"Progress Is the Word": Kenny Sharp on Bonaroo, Building Independent, and What a Real Show Looks Like 

Kenny Sharp is one of Nashville's most quietly essential voices. A singer, songwriter, and producer from DC by way of Muscle Shoals roots, Kenny has built a genre-bending sound he calls "Brown Liquor Music," rooted in the American South and drawing from Blues, Soul, Funk, and Rock. He's signed to Prescription Songs as a songwriter, founder of Nashville Family Affair, one of the city's most beloved R&B events, and has opened for Citizen Cope, Wale, the Chuck Brown Band, and Vince Gill. Last weekend he took the stage at Bonnaroo Music and Arts Festival in Manchester, Tennessee. Beyond being a dear friend, creative co-conspirator and role model to me, we wrote our first official collaboration,"Limbo" together. I asked him four questions.

Bonnaroo. How did that feel from the inside?

Surreal. I'm always nervous about my voice before shows, so I was trying to stay quiet and take everything in while managing six or seven people in the band at the same time. But having Corey and Mia bring us down, they're like family, and then once we got there it just opened up. All these people, all different kinds of music. You can imagine it but you've never actually been.

We played a smaller stage, which felt right for where we are. I told myself: do you, have fun, keep moving. The word I keep coming back to is progress. That's what Bonnaroo felt like. Not a destination, a marker.


You've been building in Nashville for years outside the country mainstream. What have you learned?

Coming from DC, where there's basically no industry infrastructure for artists who look like us, Nashville actually felt like a revelation. A music city with venues, video people, lighting folks, costume designers. There's a vehicle here that didn't exist where I came from.

But the mainstream of this city does feel like it wasn't built for us. There are rooms where you walk in and something in the air tells you you're not supposed to be there. And still, I believe this: if you pick up a guitar and sing well and tell a good story, people are going to want more. This city listens for something true.

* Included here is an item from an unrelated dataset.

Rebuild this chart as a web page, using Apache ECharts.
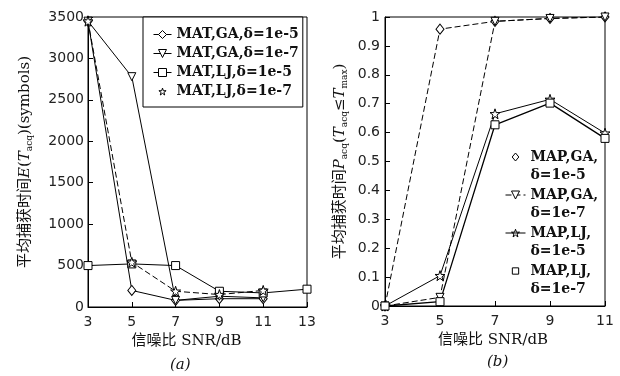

What I've learned is that you build your own table. You find your people. And then you make the work good enough that the rooms you weren't supposed to be in start coming to you.

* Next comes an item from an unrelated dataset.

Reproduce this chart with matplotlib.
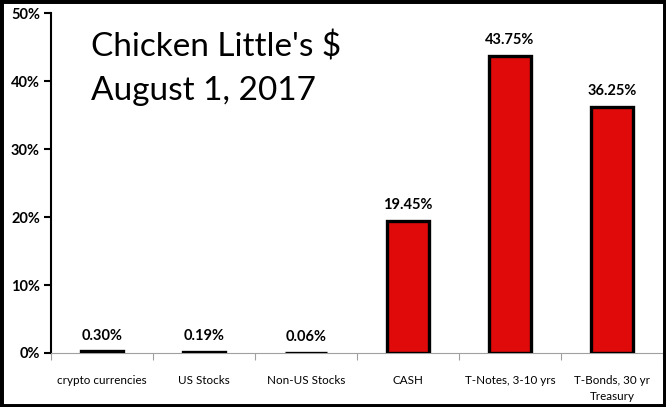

We wrote Limbo together. What does real collaboration mean to you?

Music is communal at its core. When you build a real circle, every show feels like a family reunion. Everyone knows the work, the personal struggles, the cost we each paid to make these things happen. That matters more than visibility. You can have a big following and feel completely alone in this.

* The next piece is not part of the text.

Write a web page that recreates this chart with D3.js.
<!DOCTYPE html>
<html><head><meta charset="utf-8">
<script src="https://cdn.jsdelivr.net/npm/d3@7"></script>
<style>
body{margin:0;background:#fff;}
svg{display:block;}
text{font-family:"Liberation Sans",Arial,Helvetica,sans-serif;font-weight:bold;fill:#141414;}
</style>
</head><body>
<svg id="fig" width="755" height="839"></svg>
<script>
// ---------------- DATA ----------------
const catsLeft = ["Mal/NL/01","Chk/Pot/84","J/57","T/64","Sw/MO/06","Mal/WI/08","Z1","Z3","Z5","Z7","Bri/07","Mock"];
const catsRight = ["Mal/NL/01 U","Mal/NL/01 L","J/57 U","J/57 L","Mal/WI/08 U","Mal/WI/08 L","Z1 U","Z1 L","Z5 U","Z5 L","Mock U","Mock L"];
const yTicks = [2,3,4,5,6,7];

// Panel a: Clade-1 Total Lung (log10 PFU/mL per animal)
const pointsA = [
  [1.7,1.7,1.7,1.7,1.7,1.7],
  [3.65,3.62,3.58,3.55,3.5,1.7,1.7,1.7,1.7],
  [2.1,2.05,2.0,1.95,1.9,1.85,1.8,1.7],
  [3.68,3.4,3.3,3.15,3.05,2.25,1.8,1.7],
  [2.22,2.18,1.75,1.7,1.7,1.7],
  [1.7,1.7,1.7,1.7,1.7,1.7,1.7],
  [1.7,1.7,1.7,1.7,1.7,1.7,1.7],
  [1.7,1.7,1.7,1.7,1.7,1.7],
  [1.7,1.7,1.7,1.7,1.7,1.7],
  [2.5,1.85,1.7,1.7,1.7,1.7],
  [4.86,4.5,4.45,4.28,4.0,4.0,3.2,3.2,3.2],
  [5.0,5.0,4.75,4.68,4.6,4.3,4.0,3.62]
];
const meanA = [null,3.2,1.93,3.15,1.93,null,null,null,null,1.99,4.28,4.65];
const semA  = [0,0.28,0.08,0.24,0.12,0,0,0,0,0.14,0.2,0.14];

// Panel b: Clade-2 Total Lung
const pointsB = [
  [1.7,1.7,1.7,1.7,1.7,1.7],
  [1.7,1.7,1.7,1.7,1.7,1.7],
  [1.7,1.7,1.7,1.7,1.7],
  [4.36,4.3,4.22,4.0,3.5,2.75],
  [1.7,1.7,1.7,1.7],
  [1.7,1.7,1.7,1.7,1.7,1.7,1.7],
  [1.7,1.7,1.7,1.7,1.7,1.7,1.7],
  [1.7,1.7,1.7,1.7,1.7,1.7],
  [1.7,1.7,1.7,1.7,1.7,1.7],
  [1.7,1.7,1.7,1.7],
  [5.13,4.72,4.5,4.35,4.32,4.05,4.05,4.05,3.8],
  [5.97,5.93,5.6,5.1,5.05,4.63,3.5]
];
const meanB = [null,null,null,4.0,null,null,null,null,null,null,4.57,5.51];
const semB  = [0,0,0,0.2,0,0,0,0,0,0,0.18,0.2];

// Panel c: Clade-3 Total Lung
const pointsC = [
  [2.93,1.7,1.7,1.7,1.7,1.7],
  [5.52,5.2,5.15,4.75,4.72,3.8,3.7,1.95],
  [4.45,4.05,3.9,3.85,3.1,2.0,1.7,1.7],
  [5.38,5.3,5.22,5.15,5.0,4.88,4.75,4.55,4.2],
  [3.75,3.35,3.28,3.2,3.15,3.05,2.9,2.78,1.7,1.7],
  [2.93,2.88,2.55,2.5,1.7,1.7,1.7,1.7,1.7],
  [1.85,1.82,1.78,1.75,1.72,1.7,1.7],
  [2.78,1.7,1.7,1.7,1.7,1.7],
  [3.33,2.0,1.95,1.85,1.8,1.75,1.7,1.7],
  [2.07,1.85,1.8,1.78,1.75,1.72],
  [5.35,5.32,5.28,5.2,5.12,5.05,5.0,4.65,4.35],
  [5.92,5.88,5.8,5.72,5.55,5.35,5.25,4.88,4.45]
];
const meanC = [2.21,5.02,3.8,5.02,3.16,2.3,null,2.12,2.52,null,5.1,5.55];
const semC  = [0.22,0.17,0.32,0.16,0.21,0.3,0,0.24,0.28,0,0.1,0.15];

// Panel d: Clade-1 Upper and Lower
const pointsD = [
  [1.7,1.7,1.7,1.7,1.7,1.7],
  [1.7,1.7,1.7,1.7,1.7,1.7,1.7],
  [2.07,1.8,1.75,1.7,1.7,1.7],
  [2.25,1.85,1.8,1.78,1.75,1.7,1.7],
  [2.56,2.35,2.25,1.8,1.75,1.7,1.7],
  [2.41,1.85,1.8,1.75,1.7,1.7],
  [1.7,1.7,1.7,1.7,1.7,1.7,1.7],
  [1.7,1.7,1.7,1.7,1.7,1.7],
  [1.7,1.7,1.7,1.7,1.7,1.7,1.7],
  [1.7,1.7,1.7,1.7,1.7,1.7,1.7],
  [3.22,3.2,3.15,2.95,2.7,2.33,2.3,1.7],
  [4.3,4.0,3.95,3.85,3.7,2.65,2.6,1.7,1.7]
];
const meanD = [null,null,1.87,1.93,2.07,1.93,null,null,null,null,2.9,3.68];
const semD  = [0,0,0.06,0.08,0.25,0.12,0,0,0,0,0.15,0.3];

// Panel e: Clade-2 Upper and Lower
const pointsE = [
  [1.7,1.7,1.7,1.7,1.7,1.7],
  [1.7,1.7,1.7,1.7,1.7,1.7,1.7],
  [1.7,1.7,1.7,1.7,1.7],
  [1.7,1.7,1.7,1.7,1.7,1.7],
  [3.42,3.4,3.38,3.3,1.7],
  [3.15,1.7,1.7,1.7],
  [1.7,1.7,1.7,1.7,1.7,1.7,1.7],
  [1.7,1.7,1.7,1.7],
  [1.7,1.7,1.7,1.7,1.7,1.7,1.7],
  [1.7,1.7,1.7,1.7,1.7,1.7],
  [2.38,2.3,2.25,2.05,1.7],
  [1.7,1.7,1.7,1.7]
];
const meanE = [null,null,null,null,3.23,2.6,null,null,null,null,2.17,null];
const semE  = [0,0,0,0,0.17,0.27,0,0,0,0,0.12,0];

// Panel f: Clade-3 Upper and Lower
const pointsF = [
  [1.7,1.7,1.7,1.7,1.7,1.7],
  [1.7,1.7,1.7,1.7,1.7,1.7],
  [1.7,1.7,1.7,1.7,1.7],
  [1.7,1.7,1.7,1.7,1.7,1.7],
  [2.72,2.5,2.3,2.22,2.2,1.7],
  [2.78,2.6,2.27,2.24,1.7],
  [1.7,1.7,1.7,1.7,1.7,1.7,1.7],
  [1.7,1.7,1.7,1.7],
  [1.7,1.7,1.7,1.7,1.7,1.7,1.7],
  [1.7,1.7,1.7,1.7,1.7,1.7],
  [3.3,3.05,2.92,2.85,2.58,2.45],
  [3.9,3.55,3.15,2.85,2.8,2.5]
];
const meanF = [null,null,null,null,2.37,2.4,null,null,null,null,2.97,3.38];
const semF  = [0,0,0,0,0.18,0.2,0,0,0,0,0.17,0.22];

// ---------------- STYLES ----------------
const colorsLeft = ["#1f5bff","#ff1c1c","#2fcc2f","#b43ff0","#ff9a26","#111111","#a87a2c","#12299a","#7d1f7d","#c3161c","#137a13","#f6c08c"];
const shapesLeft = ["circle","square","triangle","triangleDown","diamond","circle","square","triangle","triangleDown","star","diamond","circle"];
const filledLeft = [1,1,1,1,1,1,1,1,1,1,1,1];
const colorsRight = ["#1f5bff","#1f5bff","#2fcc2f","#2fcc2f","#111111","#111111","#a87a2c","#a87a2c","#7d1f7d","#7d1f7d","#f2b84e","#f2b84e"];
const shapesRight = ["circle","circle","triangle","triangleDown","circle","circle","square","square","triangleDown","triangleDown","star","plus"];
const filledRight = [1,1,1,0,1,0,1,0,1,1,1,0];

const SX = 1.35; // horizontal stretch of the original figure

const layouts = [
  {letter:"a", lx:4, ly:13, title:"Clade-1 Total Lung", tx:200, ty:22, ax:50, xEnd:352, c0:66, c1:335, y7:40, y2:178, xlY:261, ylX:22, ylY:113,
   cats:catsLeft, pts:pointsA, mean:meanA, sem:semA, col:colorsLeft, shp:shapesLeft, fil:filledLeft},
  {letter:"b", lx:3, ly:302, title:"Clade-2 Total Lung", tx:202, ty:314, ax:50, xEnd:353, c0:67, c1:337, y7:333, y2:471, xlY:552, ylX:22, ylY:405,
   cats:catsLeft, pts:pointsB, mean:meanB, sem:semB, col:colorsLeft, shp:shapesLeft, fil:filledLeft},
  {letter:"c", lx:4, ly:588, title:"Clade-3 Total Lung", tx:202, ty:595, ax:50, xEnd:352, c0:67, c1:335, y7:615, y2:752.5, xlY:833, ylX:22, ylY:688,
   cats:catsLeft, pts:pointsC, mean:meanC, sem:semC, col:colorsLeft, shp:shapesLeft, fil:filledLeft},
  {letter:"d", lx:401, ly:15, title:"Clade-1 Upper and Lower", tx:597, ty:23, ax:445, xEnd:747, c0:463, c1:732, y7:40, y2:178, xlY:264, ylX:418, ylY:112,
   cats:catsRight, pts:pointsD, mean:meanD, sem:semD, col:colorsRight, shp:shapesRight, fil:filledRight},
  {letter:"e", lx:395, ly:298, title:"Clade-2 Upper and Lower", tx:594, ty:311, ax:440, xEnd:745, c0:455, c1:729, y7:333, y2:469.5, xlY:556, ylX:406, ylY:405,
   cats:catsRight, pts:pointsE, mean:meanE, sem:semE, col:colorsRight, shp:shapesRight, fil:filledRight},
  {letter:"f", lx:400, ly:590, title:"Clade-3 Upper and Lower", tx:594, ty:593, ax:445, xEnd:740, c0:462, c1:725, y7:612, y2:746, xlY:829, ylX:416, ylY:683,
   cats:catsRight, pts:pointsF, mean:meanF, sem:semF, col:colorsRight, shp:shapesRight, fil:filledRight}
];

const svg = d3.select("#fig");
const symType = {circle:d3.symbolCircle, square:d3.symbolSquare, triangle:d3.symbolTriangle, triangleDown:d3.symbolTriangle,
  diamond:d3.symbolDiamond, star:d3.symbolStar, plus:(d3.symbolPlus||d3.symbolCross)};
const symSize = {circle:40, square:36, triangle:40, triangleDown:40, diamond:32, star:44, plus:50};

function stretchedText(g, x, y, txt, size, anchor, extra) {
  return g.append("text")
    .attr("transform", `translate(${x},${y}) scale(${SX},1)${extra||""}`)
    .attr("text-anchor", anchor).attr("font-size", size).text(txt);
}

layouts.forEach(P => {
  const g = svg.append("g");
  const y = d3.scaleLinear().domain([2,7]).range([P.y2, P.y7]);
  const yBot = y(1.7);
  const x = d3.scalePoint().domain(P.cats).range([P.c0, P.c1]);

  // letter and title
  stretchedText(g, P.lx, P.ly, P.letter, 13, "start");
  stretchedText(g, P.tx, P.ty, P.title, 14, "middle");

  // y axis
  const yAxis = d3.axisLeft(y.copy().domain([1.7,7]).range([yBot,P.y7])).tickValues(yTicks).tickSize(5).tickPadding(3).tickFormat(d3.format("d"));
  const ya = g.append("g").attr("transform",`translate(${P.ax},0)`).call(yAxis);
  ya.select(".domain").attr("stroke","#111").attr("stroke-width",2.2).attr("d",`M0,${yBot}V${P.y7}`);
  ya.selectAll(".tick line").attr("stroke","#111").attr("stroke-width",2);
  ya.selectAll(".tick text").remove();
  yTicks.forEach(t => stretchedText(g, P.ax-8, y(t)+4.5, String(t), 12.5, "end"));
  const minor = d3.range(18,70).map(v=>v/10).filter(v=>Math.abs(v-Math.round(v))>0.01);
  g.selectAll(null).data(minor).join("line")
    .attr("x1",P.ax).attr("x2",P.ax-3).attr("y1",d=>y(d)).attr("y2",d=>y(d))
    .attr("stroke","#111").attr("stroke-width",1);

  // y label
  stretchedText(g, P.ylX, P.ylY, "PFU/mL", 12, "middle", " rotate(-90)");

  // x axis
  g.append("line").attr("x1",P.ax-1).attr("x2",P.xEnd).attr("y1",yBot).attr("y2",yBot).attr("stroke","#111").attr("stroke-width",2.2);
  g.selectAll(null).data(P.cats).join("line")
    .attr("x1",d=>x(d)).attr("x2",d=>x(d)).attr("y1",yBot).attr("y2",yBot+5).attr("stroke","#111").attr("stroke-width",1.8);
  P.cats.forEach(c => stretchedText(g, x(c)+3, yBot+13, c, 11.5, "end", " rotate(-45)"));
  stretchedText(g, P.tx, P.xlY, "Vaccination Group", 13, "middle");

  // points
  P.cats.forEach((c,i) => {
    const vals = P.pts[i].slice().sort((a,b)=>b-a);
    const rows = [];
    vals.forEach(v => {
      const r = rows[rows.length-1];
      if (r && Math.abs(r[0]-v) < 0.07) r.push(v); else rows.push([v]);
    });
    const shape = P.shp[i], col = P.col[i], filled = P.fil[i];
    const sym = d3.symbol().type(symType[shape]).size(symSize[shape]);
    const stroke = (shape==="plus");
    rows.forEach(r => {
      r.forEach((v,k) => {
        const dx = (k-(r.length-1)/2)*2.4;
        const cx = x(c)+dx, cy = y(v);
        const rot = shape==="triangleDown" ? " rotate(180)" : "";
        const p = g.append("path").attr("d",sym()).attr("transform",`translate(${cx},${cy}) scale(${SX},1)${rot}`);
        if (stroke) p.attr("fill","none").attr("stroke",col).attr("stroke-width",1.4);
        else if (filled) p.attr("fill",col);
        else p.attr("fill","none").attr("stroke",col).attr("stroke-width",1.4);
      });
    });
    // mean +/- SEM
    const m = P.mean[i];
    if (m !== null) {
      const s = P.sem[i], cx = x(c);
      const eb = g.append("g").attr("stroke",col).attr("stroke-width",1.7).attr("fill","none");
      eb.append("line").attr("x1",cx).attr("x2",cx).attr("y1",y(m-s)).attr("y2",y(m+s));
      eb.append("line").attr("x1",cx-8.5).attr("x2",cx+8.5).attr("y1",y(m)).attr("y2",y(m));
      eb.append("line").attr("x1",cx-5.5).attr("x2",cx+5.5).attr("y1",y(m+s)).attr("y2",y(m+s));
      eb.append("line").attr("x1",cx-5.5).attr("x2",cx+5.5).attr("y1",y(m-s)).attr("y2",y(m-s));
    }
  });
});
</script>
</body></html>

Collaboration interrupts that loneliness. It pushes your artistry in ways solo practice can't. And honestly, the business side of collaboration helps just as much. The hustle, the marketing, the booking, none of that has anything to do with hitting notes. When you have people working through that with you, it's just as valuable as the musical chemistry. Maybe more.


What are you building toward next?

The album is recorded. Now the focus is building a real show, not a setlist, a show. There's a difference between playing your songs like a recital and creating an actual experience. I want something with upstairs and downstairs, a journey, something that feels like a movie. Choreography, intentional placement, lighting cues that feel like punctuation, costumes that reinforce the story.

A song can be great on a record and forgettable on a stage if you're not thinking about the full picture. I'm thinking about the full picture.